Since becoming executive director in 2006, he has recruited a diverse group of guest artists. The black artists include three singers, four instrumentalists and three conductors: Chelsea Tipton III, Kwamé Ryan and Mr. Abdullah. The Latinos include the conductors Alondra de la Parra, Tito Muñoz and Jorge Mester. A principal conductor, Jaime Laredo, is from Bolivia.
Mr. Laredo, who was guest conductor twice before becoming a principal in the 2014-15 season, is a prominent figure on the classical music scene; signing him has been a boon to the orchestra. The other diverse artists, among them up-and-coming musicians, have been readily accepted by orchestra members and audiences alike, Mr. Worby said.
Mr. Abdullah’s booking makes sense musically, Mr. Worby said, given his work with the Metropolitan Opera Orchestra, in Aachen and as a guest conductor with the likes of the Cincinnati and Pittsburgh symphonies. It also strikes a blow for diversity and, with Mr. Goldstein on board, for pairing artists who come from communities who are in conflict elsewhere in the world.

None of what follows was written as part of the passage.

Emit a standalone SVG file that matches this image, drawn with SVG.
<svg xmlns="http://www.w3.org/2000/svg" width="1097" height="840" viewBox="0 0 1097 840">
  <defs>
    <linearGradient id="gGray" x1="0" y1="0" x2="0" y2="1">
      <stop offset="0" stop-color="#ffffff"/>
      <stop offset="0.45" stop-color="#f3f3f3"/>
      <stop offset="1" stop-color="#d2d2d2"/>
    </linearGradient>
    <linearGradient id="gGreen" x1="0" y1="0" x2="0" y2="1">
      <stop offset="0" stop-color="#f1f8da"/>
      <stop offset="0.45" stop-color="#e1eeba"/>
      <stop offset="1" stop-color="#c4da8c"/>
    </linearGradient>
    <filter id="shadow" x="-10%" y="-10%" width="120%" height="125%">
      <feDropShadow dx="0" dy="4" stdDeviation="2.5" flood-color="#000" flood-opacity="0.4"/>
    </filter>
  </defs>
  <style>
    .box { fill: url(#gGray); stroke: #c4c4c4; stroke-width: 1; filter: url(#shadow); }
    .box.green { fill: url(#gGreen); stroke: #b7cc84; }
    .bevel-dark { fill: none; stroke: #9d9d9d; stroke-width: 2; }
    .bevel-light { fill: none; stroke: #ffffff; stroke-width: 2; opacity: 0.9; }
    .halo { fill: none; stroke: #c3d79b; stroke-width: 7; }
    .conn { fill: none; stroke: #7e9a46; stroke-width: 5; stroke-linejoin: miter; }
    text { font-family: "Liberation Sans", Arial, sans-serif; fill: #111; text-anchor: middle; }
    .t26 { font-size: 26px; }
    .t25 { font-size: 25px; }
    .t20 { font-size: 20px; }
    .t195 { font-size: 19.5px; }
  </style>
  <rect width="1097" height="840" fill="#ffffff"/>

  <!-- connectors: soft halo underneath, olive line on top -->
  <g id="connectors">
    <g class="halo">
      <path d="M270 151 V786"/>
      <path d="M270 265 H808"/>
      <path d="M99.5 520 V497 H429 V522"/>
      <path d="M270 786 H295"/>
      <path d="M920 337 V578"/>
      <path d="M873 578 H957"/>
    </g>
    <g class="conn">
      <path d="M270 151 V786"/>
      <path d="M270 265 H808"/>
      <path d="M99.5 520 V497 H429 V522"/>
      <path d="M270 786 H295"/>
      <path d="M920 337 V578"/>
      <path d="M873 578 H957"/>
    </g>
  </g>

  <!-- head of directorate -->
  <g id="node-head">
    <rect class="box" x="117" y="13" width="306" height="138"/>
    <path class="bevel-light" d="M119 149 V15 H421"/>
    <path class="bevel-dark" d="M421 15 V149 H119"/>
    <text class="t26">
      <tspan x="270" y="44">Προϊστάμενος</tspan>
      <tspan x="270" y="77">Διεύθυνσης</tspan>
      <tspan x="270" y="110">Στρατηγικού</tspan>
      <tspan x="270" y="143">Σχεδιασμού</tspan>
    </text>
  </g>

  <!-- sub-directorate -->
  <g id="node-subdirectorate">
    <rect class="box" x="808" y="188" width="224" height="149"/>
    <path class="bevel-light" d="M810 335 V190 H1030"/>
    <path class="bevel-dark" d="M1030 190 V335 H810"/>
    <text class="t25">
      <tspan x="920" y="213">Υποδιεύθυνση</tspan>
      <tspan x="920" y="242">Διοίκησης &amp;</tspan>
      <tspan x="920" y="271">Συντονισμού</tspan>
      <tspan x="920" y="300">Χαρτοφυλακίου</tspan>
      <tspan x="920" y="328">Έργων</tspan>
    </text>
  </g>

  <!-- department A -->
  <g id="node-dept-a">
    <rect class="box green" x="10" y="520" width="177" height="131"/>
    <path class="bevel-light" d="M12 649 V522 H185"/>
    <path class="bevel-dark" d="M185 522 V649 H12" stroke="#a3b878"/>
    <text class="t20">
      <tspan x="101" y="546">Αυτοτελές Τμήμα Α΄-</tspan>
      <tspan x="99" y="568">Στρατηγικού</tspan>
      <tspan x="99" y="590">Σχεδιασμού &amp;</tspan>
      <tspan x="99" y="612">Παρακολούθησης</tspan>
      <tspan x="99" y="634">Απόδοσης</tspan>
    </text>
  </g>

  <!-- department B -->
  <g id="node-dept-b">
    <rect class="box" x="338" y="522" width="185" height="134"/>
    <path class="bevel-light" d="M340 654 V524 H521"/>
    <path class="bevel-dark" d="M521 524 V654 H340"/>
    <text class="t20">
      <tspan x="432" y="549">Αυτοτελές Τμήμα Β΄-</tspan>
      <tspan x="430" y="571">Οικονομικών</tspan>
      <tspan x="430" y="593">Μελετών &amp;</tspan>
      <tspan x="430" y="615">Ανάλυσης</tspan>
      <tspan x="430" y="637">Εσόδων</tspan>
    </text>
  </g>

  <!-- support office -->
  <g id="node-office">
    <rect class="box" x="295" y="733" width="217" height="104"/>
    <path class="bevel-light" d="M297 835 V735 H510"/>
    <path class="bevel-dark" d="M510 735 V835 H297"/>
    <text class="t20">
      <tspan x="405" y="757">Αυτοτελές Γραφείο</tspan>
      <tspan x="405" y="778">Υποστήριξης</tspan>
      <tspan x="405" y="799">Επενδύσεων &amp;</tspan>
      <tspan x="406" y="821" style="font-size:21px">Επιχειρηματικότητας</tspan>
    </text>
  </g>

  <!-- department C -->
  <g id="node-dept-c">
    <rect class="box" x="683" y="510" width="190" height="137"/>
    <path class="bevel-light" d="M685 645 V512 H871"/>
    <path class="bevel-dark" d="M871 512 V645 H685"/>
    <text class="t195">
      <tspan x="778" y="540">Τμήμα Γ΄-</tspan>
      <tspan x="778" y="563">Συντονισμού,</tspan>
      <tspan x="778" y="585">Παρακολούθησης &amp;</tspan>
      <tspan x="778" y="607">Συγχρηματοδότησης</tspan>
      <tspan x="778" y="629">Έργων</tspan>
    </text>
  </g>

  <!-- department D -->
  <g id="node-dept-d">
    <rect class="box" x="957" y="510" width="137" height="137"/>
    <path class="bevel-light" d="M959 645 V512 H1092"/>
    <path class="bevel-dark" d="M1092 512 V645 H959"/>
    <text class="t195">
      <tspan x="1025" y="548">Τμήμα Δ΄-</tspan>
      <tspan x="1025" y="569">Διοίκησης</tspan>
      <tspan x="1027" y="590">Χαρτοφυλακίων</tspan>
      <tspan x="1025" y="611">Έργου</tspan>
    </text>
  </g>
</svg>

Mr. Worby, speaking before the massacre in Orlando occurred, repeated remarks made by Leonard Bernstein after he conducted Mahler’s Second Symphony in the days following the assassination of President John F. Kennedy: “This will be our reply to violence: to make music more intensely, more beautifully, more devotedly than ever before.”

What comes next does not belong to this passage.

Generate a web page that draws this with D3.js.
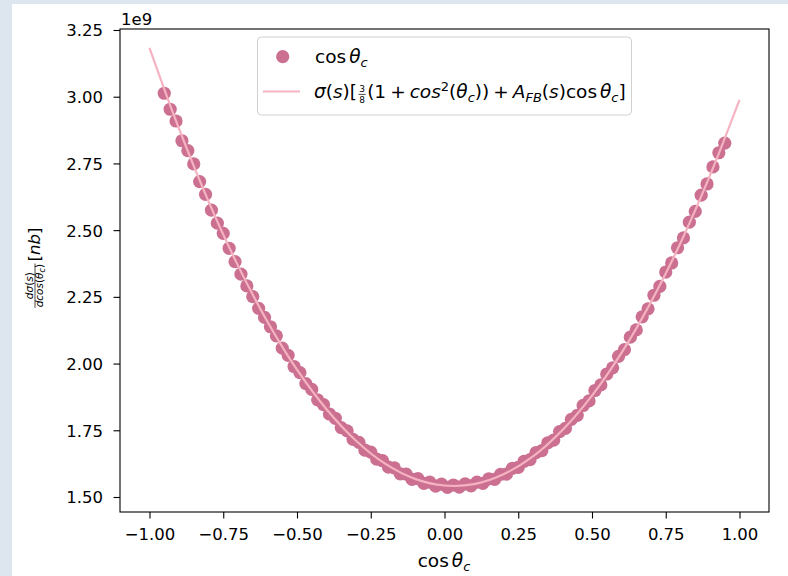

The matching of Mr. Abdullah and Mr. Goldstein seems a promising one. They share training, having both attended the Peabody Conservatory in Baltimore. In separate interviews, they expressed similar ideas about interpreting the Brahms concerto, both likening it to a kind of chamber music rather than a showpiece for a soloist. And both said they were eager to get to work.
But beyond the Westchester concert, Mr. Abdullah said he had no concerts booked in the United States. All of his guest-conducting for the 2016-17 season will be in Europe and Asia — a fact he wryly characterized in an unsolicited email, sent while he was in an airport waiting for a plane to visit his mother in Indiana in the run-up to the Westchester concert, as “very interesting.”
“I do not know and cannot say if that has any relevance,” he wrote, “but I will say that I am grateful for the Westchester Phil giving me the chance to work in my own country, and the chance to do a nice program, with a great soloist. Kudos to Mr. Worby.”